====== DATASET EXTRACT
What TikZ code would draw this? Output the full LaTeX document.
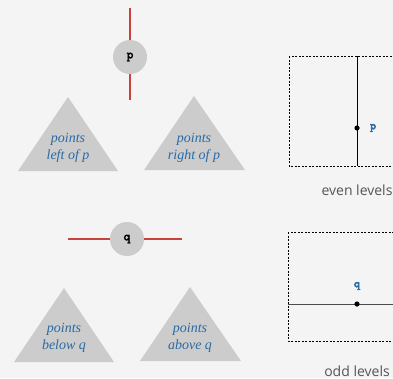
\documentclass[tikz,border=0pt]{standalone}
\usepackage{fontspec}
\setmainfont{Liberation Serif}
\newfontfamily\keyfont{Latin Modern Mono}[AutoFakeBold=3]
\newfontfamily\capfont{Open Sans}
\usetikzlibrary{calc}
\definecolor{BgClr}{HTML}{F4F4F4}
\definecolor{NodeClr}{HTML}{CCCCCC}
\definecolor{SplitClr}{HTML}{C9413B}
\definecolor{TextClr}{HTML}{2A6AA6}
\definecolor{CapClr}{HTML}{555555}

\tikzset{
  keynode/.style={circle,fill=NodeClr,minimum size=34pt,inner sep=0pt,
    font=\keyfont\bfseries\fontsize{13}{13}\selectfont},
  splitline/.style={SplitClr,line width=2.6pt},
  subtree/.style={fill=NodeClr},
  subtext/.style={align=center,text=TextClr,
    font=\itshape\fontsize{14}{17}\selectfont},
  region/.style={line width=0.9pt,dash pattern=on 2pt off 1.5pt},
  caption/.style={anchor=base,inner sep=0pt,text=CapClr,
    font=\capfont\fontsize{14}{16}\selectfont},
  ptlabel/.style={text=TextClr,font=\keyfont\bfseries\fontsize{12}{12}\selectfont}
}

\begin{document}
\begin{tikzpicture}[x=1pt,y=-1pt]
\path[fill=BgClr,use as bounding box] (0,0) rectangle (393,378);
\clip (0,0) rectangle (393,378);

% even level: split by x
\node[keynode] (p) at (130,57) {p};
\coordinate (pTop) at (130,8);
\coordinate (pBot) at (130,100);
\draw[splitline] (pTop) -- (p);
\draw[splitline] (p) -- (pBot);

\fill[subtree] (68,97) -- (118,171) -- (18,171) -- cycle;
\fill[subtree] (194,96) -- (245,170) -- (144,170) -- cycle;
\node[subtext] (pLeft) at (68,148) {points\\left of p};
\node[subtext] (pRight) at (194,148) {points\\right of p};

% odd level: split by y
\node[keynode] (q) at (127,239) {q};
\coordinate (qLeft) at (68,239);
\coordinate (qRight) at (182,239);
\draw[splitline] (qLeft) -- (q);
\draw[splitline] (q) -- (qRight);

\fill[subtree] (64,288) -- (114,362) -- (14,362) -- cycle;
\fill[subtree] (190,287) -- (241,361) -- (140,361) -- cycle;
\node[subtext] (qBelow) at (64,338) {points\\below q};
\node[subtext] (qAbove) at (190,338) {points\\above q};

% the plane
\draw[region] (289,56) rectangle (400,166);
\coordinate (xTop) at (357,56);
\coordinate (xBot) at (357,166);
\draw[line width=1pt] (xTop) -- (xBot);
\fill (357,128) circle (2.6pt);
\node[ptlabel] (pDot) at (373,128) {p};
\node[caption] (even) at (357,195) {even levels};

\draw[region] (288,232) rectangle (400,341);
\coordinate (yLeft) at (288,304);
\coordinate (yRight) at (400,304);
\draw[line width=1pt,black!70] (yLeft) -- (yRight);
\fill (357,304) circle (2.6pt);
\node[ptlabel] (qDot) at (357,286) {q};
\node[caption] (odd) at (357,376) {odd levels};
\end{tikzpicture}
\end{document}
============
* WRITTEN PROBLEM
Output the material word for word, omitting its pictures.

* ANSWER BELOW
What TikZ code would draw this? Output the full LaTeX document.
\documentclass[tikz,border=0pt]{standalone}
\usepackage{fontspec}
\setmainfont{Liberation Serif}
\newfontfamily\keyfont{Latin Modern Mono}[AutoFakeBold=3]
\newfontfamily\capfont{Open Sans}
\usetikzlibrary{calc}
\definecolor{BgClr}{HTML}{F4F4F4}
\definecolor{NodeClr}{HTML}{CCCCCC}
\definecolor{SplitClr}{HTML}{C9413B}
\definecolor{TextClr}{HTML}{2A6AA6}
\definecolor{CapClr}{HTML}{555555}

\tikzset{
  keynode/.style={circle,fill=NodeClr,minimum size=34pt,inner sep=0pt,
    font=\keyfont\bfseries\fontsize{13}{13}\selectfont},
  splitline/.style={SplitClr,line width=2.6pt},
  subtree/.style={fill=NodeClr},
  subtext/.style={align=center,text=TextClr,
    font=\itshape\fontsize{14}{17}\selectfont},
  region/.style={line width=0.9pt,dash pattern=on 2pt off 1.5pt},
  caption/.style={anchor=base,inner sep=0pt,text=CapClr,
    font=\capfont\fontsize{14}{16}\selectfont},
  ptlabel/.style={text=TextClr,font=\keyfont\bfseries\fontsize{12}{12}\selectfont}
}

\begin{document}
\begin{tikzpicture}[x=1pt,y=-1pt]
\path[fill=BgClr,use as bounding box] (0,0) rectangle (393,378);
\clip (0,0) rectangle (393,378);

% even level: split by x
\node[keynode] (p) at (130,57) {p};
\coordinate (pTop) at (130,8);
\coordinate (pBot) at (130,100);
\draw[splitline] (pTop) -- (p);
\draw[splitline] (p) -- (pBot);

\fill[subtree] (68,97) -- (118,171) -- (18,171) -- cycle;
\fill[subtree] (194,96) -- (245,170) -- (144,170) -- cycle;
\node[subtext] (pLeft) at (68,148) {points\\left of p};
\node[subtext] (pRight) at (194,148) {points\\right of p};

% odd level: split by y
\node[keynode] (q) at (127,239) {q};
\coordinate (qLeft) at (68,239);
\coordinate (qRight) at (182,239);
\draw[splitline] (qLeft) -- (q);
\draw[splitline] (q) -- (qRight);

\fill[subtree] (64,288) -- (114,362) -- (14,362) -- cycle;
\fill[subtree] (190,287) -- (241,361) -- (140,361) -- cycle;
\node[subtext] (qBelow) at (64,338) {points\\below q};
\node[subtext] (qAbove) at (190,338) {points\\above q};

% the plane
\draw[region] (289,56) rectangle (400,166);
\coordinate (xTop) at (357,56);
\coordinate (xBot) at (357,166);
\draw[line width=1pt] (xTop) -- (xBot);
\fill (357,128) circle (2.6pt);
\node[ptlabel] (pDot) at (373,128) {p};
\node[caption] (even) at (357,195) {even levels};

\draw[region] (288,232) rectangle (400,341);
\coordinate (yLeft) at (288,304);
\coordinate (yRight) at (400,304);
\draw[line width=1pt,black!70] (yLeft) -- (yRight);
\fill (357,304) circle (2.6pt);
\node[ptlabel] (qDot) at (357,286) {q};
\node[caption] (odd) at (357,376) {odd levels};
\end{tikzpicture}
\end{document}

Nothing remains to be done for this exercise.